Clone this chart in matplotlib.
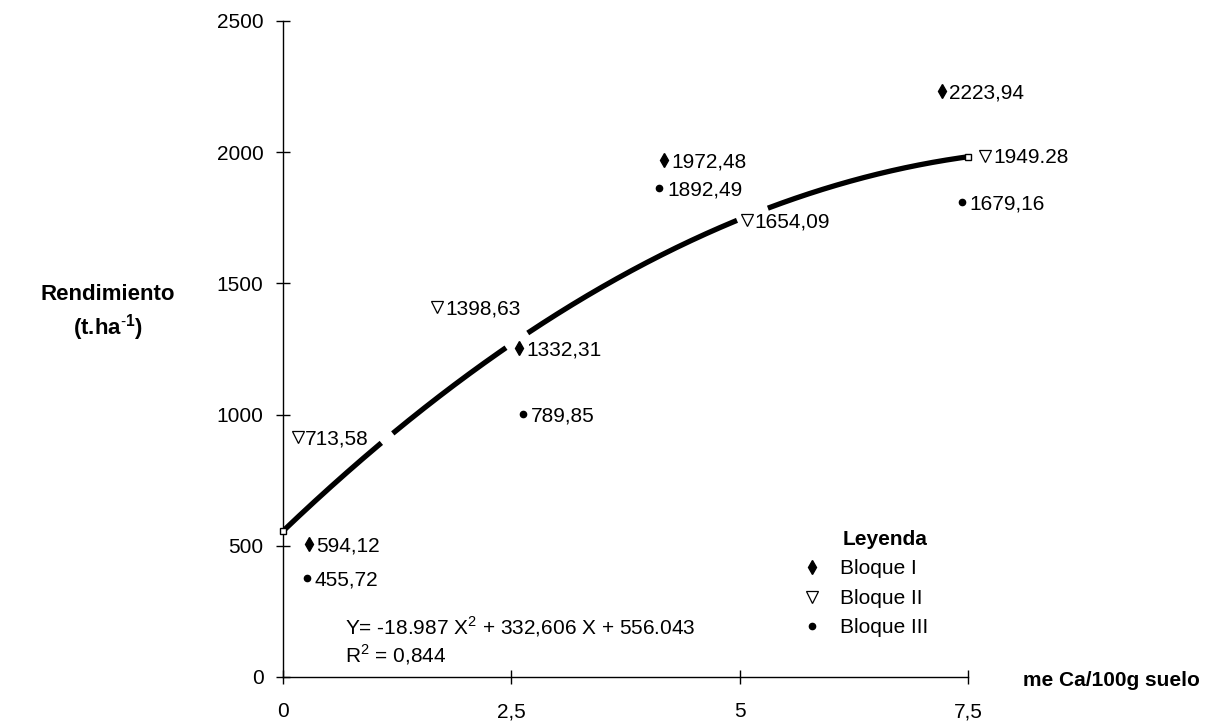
import numpy as np
import matplotlib
matplotlib.use("Agg")
import matplotlib.pyplot as plt
from matplotlib.lines import Line2D

plt.rcParams['font.family'] = ['Liberation Sans', 'DejaVu Sans']
plt.rcParams['mathtext.fontset'] = 'custom'
plt.rcParams['mathtext.rm'] = 'Liberation Sans'
plt.rcParams['mathtext.bf'] = 'Liberation Sans:bold'

# ---- data ----
bloque1_x = [0.28, 2.58, 4.17, 7.21]
bloque1_y = [507, 1254, 1970, 2233]
bloque1_lbl = ['594,12', '1332,31', '1972,48', '2223,94']

bloque2_x = [0.16, 1.69, 5.08, 7.69]
bloque2_y = [915, 1410, 1742, 1986]
bloque2_lbl = ['713,58', '1398,63', '1654,09', '1949.28']

bloque3_x = [0.26, 2.63, 4.12, 7.43]
bloque3_y = [377, 1003, 1864, 1810]
bloque3_lbl = ['455,72', '789,85', '1892,49', '1679,16']

fit_coef = [-18.987, 332.606, 556.043]
fit_range = [0.0, 7.5]
fit_gaps = [(1.08, 1.20), (2.45, 2.67), (4.98, 5.30)]

x_ticks = [0, 2.5, 5, 7.5]
x_ticklabels = ['0', '2,5', '5', '7,5']
y_ticks = [0, 500, 1000, 1500, 2000, 2500]
y_ticklabels = ['0', '500', '1000', '1500', '2000', '2500']

FS = 15

fig = plt.figure(figsize=(12.09, 7.23), dpi=100)
ax = fig.add_axes([283/1209, 1-677/723, 685/1209, 656/723])
ax.set_xlim(0, 7.5)
ax.set_ylim(0, 2500)

for s in ['top', 'right']:
    ax.spines[s].set_visible(False)
for s in ['left', 'bottom']:
    ax.spines[s].set_linewidth(1.0)

ax.set_xticks(x_ticks)
ax.set_xticklabels(x_ticklabels)
ax.set_yticks(y_ticks)
ax.set_yticklabels(y_ticklabels)
ax.tick_params(axis='both', direction='inout', length=10, width=1, labelsize=FS)
ax.tick_params(axis='y', pad=9)
ax.tick_params(axis='x', pad=13)

# trend line with gaps
xx = np.linspace(fit_range[0], fit_range[1], 600)
yy = np.polyval(fit_coef, xx)
mask = np.zeros_like(xx, dtype=bool)
for a, b in fit_gaps:
    mask |= (xx > a) & (xx < b)
yy_plot = np.where(mask, np.nan, yy)
ax.plot(xx, yy_plot, color='black', lw=3.8, solid_capstyle='butt', zorder=2)
ax.plot([fit_range[0], fit_range[1]], np.polyval(fit_coef, fit_range), ls='none',
        marker='s', ms=5, mfc='white', mec='black', mew=1, zorder=3, clip_on=False)

# markers
ax.plot(bloque1_x, bloque1_y, ls='none', marker='d', ms=7, color='black', clip_on=False, zorder=4)
ax.plot(bloque2_x, bloque2_y, ls='none', marker='v', ms=9, mfc='white', mec='black', mew=0.9,
        clip_on=False, zorder=4)
ax.plot(bloque3_x, bloque3_y, ls='none', marker='o', ms=4.5, color='black', clip_on=False, zorder=4)

for xs, ys, ls in [(bloque1_x, bloque1_y, bloque1_lbl),
                   (bloque2_x, bloque2_y, bloque2_lbl),
                   (bloque3_x, bloque3_y, bloque3_lbl)]:
    for x, y, l in zip(xs, ys, ls):
        ax.annotate(l, (x, y), xytext=(5.5, 0), textcoords='offset points',
                    ha='left', va='center_baseline', fontsize=FS, annotation_clip=False)

# equation
fig.text(345/1209, 1-627/723, 'Y= -18.987 X$^{2}$ + 332,606 X + 556.043', fontsize=FS,
         ha='left', va='center')
fig.text(345/1209, 1-655/723, 'R$^{2}$ = 0,844', fontsize=FS, ha='left', va='center')

# axis labels
fig.text(108/1209, 1-295/723, 'Rendimiento', fontsize=16, fontweight='bold',
         ha='center', va='center')
fig.text(108/1209, 1-328/723, r'(t.ha$^{\mathbf{\text{-}1}}$)', fontsize=16, fontweight='bold',
         ha='center', va='center')
fig.text(1023/1209, 1-681/723, 'me Ca/100g suelo', fontsize=FS, fontweight='bold',
         ha='left', va='center')

# legend
handles = [
    Line2D([], [], ls='none', marker='d', ms=7, color='black'),
    Line2D([], [], ls='none', marker='v', ms=9, mfc='white', mec='black', mew=0.9),
    Line2D([], [], ls='none', marker='o', ms=4.5, color='black'),
]
leg = fig.legend(handles, ['Bloque I', 'Bloque II', 'Bloque III'], title='Leyenda',
                 title_fontproperties={'weight': 'bold', 'size': FS}, fontsize=FS,
                 frameon=False, loc='upper left', bbox_to_anchor=(802/1209, 1-530/723),
                 borderpad=0, borderaxespad=0, handlelength=1.0, handletextpad=0.8,
                 labelspacing=0.5, alignment='right')

fig.savefig('out.png', dpi=100)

▸ REQUIRED TASK
Reproduce the data above word for word from its first line through the line that holds "bloque1_lbl = ['594,12', '1332,31', '1972,48', '2223,94']", both ends included; skip pictures.

▸ SOLVED EXERCISE
Clone this chart in matplotlib.
import numpy as np
import matplotlib
matplotlib.use("Agg")
import matplotlib.pyplot as plt
from matplotlib.lines import Line2D

plt.rcParams['font.family'] = ['Liberation Sans', 'DejaVu Sans']
plt.rcParams['mathtext.fontset'] = 'custom'
plt.rcParams['mathtext.rm'] = 'Liberation Sans'
plt.rcParams['mathtext.bf'] = 'Liberation Sans:bold'

# ---- data ----
bloque1_x = [0.28, 2.58, 4.17, 7.21]
bloque1_y = [507, 1254, 1970, 2233]
bloque1_lbl = ['594,12', '1332,31', '1972,48', '2223,94']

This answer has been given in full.